Ethanol Myths & Facts

Source: U.S. Department of Energy, Energy Efficiency and Renewable Energy April 15, 2010

Ethanol is a clean, renewable fuel. It is helping to reduce our nation’s dependence on oil and offers a variety of economic and environmental benefits. As we look to broaden our domestic energy resources, common misconceptions about ethanol production and use need to be cleared up. This page addresses some of the common myths about ethanol.

MYTH: In terms of emissions, ethanol pollutes the same as gasoline or more.
FACT: Ethanol results in fewer greenhouse gas (GHG) emissions than gasoline and is fully biodegradable, unlike some fuel additives.

  • Today, on a life cycle basis, ethanol produced from corn results in about a 20 percent reduction in GHG emissions relative to gasoline. With improved efficiency and use of renewable energy, this reduction could be as much as 52 percent.
  • In the future, ethanol produced from cellulose has the potential to cut life cycle GHG emissions by up to 86 percent relative to gasoline.
  • Ethanol blended fuels currently in the market – whether E10 or E85 – meet stringent tailpipe emission standards.
  • Ethanol readily biodegrades without harm to the environment, and is a safe, high-performance replacement for fuel additives such as MTBE.

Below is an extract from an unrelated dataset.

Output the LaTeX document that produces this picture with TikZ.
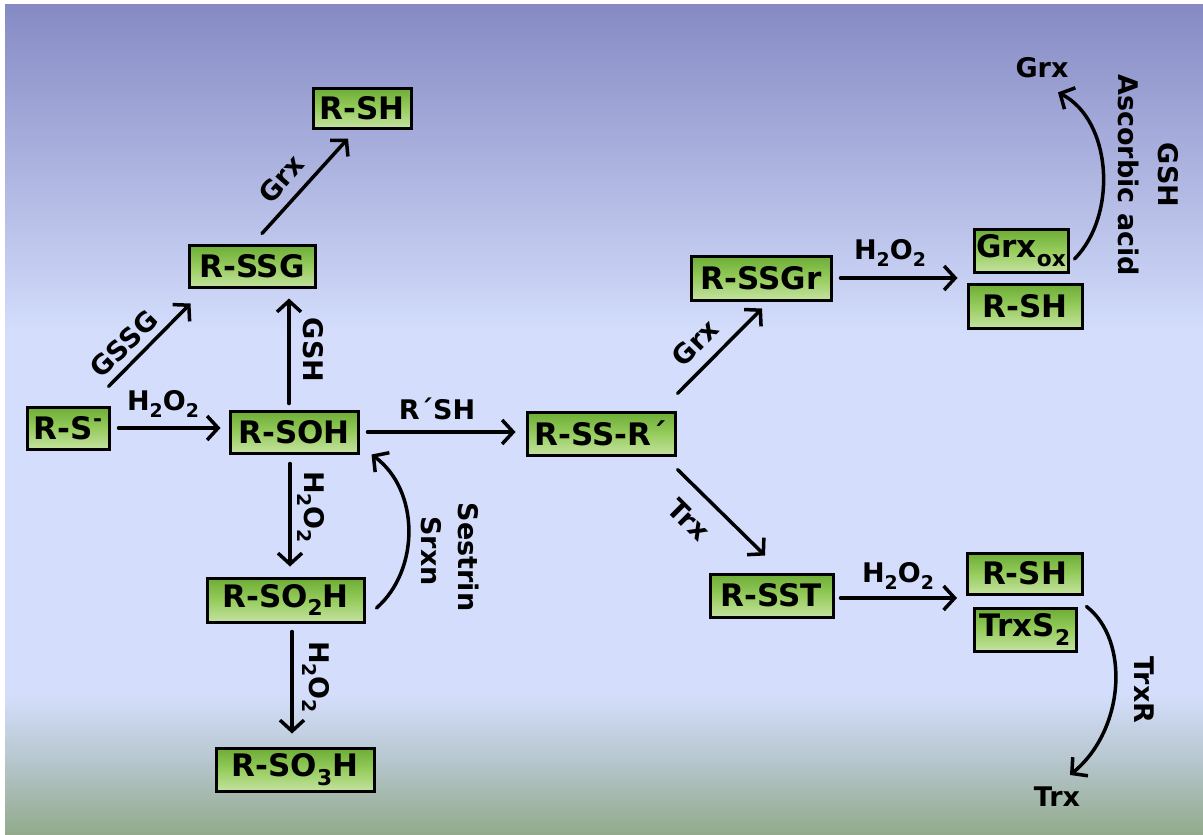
\documentclass[tikz,border=0pt]{standalone}
\usepackage{fontspec}
\setmainfont{DejaVu Sans}
\usetikzlibrary{arrows.meta,calc}
\definecolor{bgtop}{RGB}{134,138,196}
\definecolor{bgmid}{RGB}{212,222,252}
\definecolor{bglow}{RGB}{182,198,205}
\definecolor{bgbot}{RGB}{145,170,138}
\definecolor{gtop}{RGB}{108,172,54}
\definecolor{gmid}{RGB}{150,204,92}
\definecolor{gbot}{RGB}{196,226,160}
\newcommand{\lo}[1]{\raisebox{-0.28em}{\scalebox{0.7}{#1}}}
\newcommand{\hi}[1]{\raisebox{0.42em}{\scalebox{0.7}{#1}}}
\begin{document}
\begin{tikzpicture}[x=1pt,y=-1pt,
 box/.style={draw=black,line width=3pt,top color=gtop,bottom color=gbot,middle color=gmid,inner sep=0pt,font=\fontsize{31}{31}\selectfont\bfseries},
 arr/.style={line width=3.5pt,line cap=round,-{Straight Barb[length=11pt,width=24pt]}},
 lab/.style={font=\fontsize{27}{27}\selectfont\bfseries,inner sep=0pt},
]
\useasboundingbox (0,0) rectangle (1203,835);
\fill[white] (0,0) rectangle (1203,835);
\shade[top color=bgtop,bottom color=bgmid] (5,4) rectangle (1203,336);
\fill[bgmid] (5,335) rectangle (1203,695);
\shade[top color=bgmid,bottom color=bglow] (5,694) rectangle (1203,762);
\shade[top color=bglow,bottom color=bgbot] (5,761) rectangle (1203,835);

% boxes
\node[box,minimum width=82pt,minimum height=42pt] (rs) at (68,428) {R-S\hi{-}};
\node[box,minimum width=128pt,minimum height=42pt] (rsoh) at (294,432) {R-SOH};
\node[box,minimum width=98pt,minimum height=40pt] (rsh1) at (362,108) {R-SH};
\node[box,minimum width=126pt,minimum height=42pt] (ssg) at (252,266) {R-SSG};
\node[box,minimum width=157pt,minimum height=44pt] (so2h) at (285.5,600) {R-SO\lo{2}H};
\node[box,minimum width=158pt,minimum height=43pt] (so3h) at (295,769.5) {R-SO\lo{3}H};
\node[box,minimum width=148pt,minimum height=43pt] (rssr) at (601,433.5) {R-SS-R´};
\node[box,minimum width=140pt,minimum height=44pt] (rssgr) at (761,278) {R-SSGr};
\node[box,minimum width=94pt,minimum height=43pt] (grxox) at (1021,250.5) {Grx\lo{ox}};
\node[box,minimum width=114pt,minimum height=44pt] (rsh2) at (1025,306) {R-SH};
\node[box,minimum width=123pt,minimum height=43pt] (rsst) at (771.5,595.5) {R-SST};
\node[box,minimum width=115pt,minimum height=41pt] (rsh3) at (1024.5,573.5) {R-SH};
\node[box,minimum width=102pt,minimum height=43pt] (trxs2) at (1025,629.5) {TrxS\lo{2}};

% free text
\node[lab] (grxtop) at (1042,68) {Grx};
\node[lab] (trxbot) at (1057,797) {Trx};

\coordinate (m1) at ($(grxox.south west)!0.5!(rsh2.north west)$);
\coordinate (m2) at ($(rsh3.south west)!0.5!(trxs2.north west)$);

% arrows
\draw[arr] ([shift={(8,0)}]rs.east) -- ([shift={(-8,-4)}]rsoh.west);
\draw[arr] ([shift={(-2,-19)}]rs.north east) -- ([shift={(3,15)}]ssg.south west);
\draw[arr] ([shift={(-5,-6)}]rsoh.north) -- ([shift={(37,10)}]ssg.south);
\draw[arr] ([shift={(10,-10)}]ssg.north) -- ([shift={(-14,9)}]rsh1.south);
\draw[arr] ([shift={(-4,9)}]rsoh.south) -- ([shift={(4.5,-10)}]so2h.north);
\draw[arr] ([shift={(6.5,8)}]so2h.south) -- ([shift={(-3,-13)}]so3h.north);
\draw[arr] ([shift={(11,8)}]so2h.east) .. controls (420,570) and (420,490) .. ([shift={(12,0)}]rsoh.south east);
\draw[arr] ([shift={(8,0)}]rsoh.east) -- ([shift={(-10,-1.5)}]rssr.west);
\draw[arr] ([shift={(1,-17)}]rssr.north east) -- ([shift={(1,7)}]rssgr.south);
\draw[arr] ([shift={(1,13)}]rssr.south east) -- ([shift={(-6.5,-17)}]rsst.north);
\draw[arr] ([shift={(8,0)}]rssgr.east) -- ([shift={(-12,0)}]m1);
\draw[arr] ([shift={(6,2.5)}]rsst.east) -- ([shift={(-12,-3)}]m2);
\draw[arr] ([shift={(5,8.5)}]grxox.east) .. controls (1118,215) and (1112,120) .. ([shift={(16,14)}]grxtop.south);
\draw[arr] ([shift={(9,0)}]trxs2.north east) .. controls (1130,640) and (1125,730) .. ([shift={(13,-12)}]trxbot.north);

% labels
\node[lab] (l1) at (163,404) {H\lo{2}O\lo{2}};
\node[lab,rotate=45] (l2) at (124,344) {GSSG};
\node[lab,rotate=49] (l3) at (281,179) {Grx};
\node[lab,rotate=-90] (l4) at (313,350) {GSH};
\node[lab,rotate=-90] (l5) at (311,507) {H\lo{2}O\lo{2}};
\node[lab,rotate=-90] (l6) at (316,677) {H\lo{2}O\lo{2}};
\node[lab,rotate=-90] (l7) at (431,551) {Srxn};
\node[lab,rotate=-90] (l8) at (469,557) {Sestrin};
\node[lab] (l9) at (437,409) {R´SH};
\node[lab,rotate=46] (l10) at (695,343) {Grx};
\node[lab,rotate=-45] (l11) at (689,520) {Trx};
\node[lab] (l12) at (890,253) {H\lo{2}O\lo{2}};
\node[lab] (l13) at (898,576) {H\lo{2}O\lo{2}};
\node[lab,rotate=-90] (l14) at (1129,175) {Ascorbic acid};
\node[lab,rotate=-90] (l15) at (1168,175) {GSH};
\node[lab,rotate=-90] (l16) at (1144,690) {TrxR};
\end{tikzpicture}
\end{document}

MYTH: More energy goes into producing ethanol than it delivers as a fuel.
FACT: In terms of fossil energy, each gallon of ethanol produced from corn today delivers one third or more energy than is used to produce it.

  • Ethanol has a positive energy balance – that is, the energy content of ethanol is greater than the fossil energy used to produce it – and this balance is constantly improving with new technologies.
  • Over the last 20 years, the amount of energy needed to produce ethanol from corn has significantly decreased because of improved farming techniques, more efficient use of fertilizers and pesticides, higher-yielding crops, and more energy-efficient conversion technology.
  • Most studies that claim a negative energy balance for ethanol fail to take into account the energy contained in the co-products.

MYTH: Ethanol-gasoline blends can lower fuel economy and may harm your engine.
FACT: Ethanol blends in use today have little impact on fuel economy or vehicle performance.

  • While ethanol delivers less energy than gasoline on a gallon-for-gallon basis, today’s vehicles are designed to run on gasoline blended with small amounts of ethanol (10 percent or less) with no perceptible effect on fuel economy.
  • Flex-fuel vehicles designed to run on higher ethanol blends (E85 or 85 percent ethanol) do experience reduced miles per gallon, but show a significant gain in horsepower.
  • As a high-octane fuel additive and substitute for MTBE, ethanol enhances engine performance and adds oxygen to meet requirements for reformulated gasoline.